━━━ SUPPLIED ENTRIES ━━━
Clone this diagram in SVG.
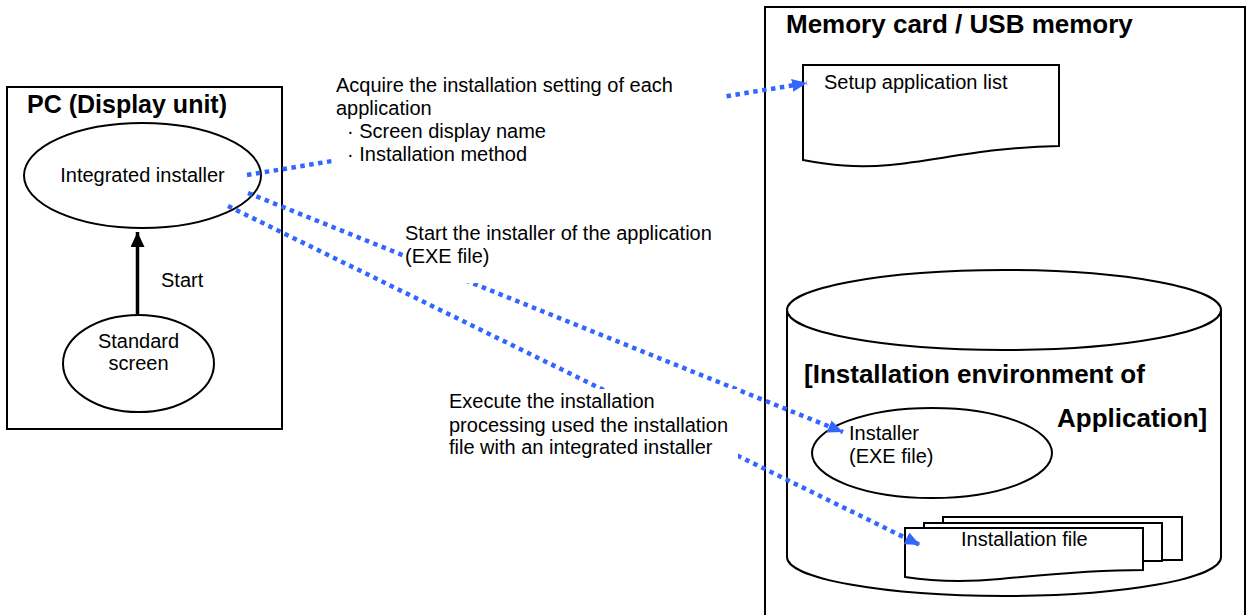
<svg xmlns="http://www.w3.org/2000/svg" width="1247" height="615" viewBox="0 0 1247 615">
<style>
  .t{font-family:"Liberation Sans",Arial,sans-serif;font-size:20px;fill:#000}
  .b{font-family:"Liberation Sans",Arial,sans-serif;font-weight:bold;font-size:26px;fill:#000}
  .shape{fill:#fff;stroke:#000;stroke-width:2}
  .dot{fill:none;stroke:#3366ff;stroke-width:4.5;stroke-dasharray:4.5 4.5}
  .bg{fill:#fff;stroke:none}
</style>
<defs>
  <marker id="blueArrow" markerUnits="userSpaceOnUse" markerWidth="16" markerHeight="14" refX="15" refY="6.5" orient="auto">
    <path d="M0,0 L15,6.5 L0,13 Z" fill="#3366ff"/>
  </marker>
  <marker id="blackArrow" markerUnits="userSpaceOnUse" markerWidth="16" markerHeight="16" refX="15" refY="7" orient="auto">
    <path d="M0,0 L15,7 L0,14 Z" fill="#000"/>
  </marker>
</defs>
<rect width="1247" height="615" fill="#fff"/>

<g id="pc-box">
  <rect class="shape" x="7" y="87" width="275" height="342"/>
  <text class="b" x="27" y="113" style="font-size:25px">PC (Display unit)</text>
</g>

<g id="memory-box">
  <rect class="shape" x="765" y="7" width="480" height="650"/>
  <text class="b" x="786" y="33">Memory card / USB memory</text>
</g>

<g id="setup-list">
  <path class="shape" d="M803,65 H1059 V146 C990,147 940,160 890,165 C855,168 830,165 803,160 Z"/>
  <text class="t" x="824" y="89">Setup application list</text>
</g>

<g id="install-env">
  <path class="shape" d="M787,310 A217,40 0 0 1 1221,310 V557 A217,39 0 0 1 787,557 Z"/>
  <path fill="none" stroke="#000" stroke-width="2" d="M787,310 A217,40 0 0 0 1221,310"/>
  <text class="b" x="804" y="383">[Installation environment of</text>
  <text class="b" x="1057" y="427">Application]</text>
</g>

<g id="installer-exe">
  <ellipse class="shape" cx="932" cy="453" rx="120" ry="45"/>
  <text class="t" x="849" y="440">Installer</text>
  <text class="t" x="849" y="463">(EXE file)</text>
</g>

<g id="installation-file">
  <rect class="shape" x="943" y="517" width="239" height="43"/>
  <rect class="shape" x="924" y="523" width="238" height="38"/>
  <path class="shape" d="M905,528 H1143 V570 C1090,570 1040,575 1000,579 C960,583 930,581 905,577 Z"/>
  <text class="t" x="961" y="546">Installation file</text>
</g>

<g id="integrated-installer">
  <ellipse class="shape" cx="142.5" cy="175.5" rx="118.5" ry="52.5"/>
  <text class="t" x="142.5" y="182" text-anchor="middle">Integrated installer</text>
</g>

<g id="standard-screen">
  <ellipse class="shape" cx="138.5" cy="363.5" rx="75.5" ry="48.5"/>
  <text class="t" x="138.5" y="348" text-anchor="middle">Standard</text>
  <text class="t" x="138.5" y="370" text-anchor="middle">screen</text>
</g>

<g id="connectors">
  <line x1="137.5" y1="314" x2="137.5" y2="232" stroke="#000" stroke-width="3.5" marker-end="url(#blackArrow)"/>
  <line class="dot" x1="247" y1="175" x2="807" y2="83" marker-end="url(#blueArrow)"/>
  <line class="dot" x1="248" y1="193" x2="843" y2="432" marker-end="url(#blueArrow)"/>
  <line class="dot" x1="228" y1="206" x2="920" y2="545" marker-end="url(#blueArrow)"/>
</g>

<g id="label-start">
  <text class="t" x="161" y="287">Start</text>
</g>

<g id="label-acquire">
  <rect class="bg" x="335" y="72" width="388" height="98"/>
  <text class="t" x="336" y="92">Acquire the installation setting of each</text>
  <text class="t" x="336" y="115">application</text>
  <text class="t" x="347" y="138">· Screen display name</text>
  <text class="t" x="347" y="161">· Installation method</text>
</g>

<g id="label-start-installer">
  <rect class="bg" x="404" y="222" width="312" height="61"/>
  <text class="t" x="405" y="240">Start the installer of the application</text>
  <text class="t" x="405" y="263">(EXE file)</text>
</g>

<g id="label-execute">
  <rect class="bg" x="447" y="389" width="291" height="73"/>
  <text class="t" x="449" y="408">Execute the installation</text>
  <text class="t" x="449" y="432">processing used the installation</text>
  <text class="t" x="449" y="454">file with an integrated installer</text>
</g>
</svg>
━━━
━━━ SUPPLIED ENTRIES ━━━
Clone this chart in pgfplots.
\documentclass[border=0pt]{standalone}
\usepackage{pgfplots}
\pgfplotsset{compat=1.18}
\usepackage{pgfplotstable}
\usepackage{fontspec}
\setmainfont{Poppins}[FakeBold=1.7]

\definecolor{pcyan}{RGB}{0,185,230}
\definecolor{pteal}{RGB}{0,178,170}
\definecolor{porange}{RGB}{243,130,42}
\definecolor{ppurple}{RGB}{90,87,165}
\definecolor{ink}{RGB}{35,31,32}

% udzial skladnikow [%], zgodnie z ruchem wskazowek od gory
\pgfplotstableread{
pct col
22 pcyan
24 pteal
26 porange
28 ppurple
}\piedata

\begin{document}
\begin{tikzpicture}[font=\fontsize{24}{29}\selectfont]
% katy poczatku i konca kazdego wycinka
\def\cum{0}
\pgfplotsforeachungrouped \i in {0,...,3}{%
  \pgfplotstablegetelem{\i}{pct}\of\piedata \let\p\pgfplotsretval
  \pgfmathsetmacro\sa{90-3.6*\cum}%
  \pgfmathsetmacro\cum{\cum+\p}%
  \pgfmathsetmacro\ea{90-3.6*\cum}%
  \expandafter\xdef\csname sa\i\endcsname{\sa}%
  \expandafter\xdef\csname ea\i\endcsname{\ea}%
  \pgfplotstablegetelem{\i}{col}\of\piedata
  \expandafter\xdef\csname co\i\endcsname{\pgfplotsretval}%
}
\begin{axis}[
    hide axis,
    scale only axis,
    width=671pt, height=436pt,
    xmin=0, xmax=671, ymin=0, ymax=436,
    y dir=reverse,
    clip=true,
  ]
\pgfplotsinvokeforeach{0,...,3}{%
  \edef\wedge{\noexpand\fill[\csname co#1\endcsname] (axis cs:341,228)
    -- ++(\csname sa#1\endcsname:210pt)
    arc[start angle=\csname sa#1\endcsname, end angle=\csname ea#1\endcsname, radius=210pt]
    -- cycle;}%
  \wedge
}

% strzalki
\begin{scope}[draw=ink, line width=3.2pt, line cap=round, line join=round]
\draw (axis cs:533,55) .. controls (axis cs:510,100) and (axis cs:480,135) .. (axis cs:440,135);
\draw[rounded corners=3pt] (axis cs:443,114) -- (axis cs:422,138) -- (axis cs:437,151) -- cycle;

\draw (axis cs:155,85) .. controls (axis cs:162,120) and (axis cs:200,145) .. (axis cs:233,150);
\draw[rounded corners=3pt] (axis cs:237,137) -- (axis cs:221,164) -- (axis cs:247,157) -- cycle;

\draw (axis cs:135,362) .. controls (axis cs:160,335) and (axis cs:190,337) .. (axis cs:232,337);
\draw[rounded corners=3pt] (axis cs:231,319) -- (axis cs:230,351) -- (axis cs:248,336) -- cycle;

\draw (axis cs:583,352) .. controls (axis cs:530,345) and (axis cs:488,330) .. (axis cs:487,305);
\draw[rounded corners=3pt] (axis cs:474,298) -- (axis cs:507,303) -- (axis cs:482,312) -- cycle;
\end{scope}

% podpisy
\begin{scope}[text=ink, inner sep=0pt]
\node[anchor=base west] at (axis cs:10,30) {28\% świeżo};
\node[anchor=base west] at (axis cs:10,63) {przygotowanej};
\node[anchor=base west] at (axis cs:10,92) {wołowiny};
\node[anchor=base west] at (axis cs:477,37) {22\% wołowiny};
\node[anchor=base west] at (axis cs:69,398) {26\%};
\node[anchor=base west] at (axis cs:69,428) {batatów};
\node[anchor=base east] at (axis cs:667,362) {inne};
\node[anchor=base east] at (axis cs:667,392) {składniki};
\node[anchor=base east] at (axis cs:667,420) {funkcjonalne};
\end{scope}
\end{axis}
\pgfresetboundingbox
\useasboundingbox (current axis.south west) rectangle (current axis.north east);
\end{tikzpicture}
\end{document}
━━━
__EXERCISE DETAILS__. From the listing, copy every line where the string "this" appears.

__FULL SOLUTION__.
Clone this diagram in SVG.
Clone this chart in pgfplots.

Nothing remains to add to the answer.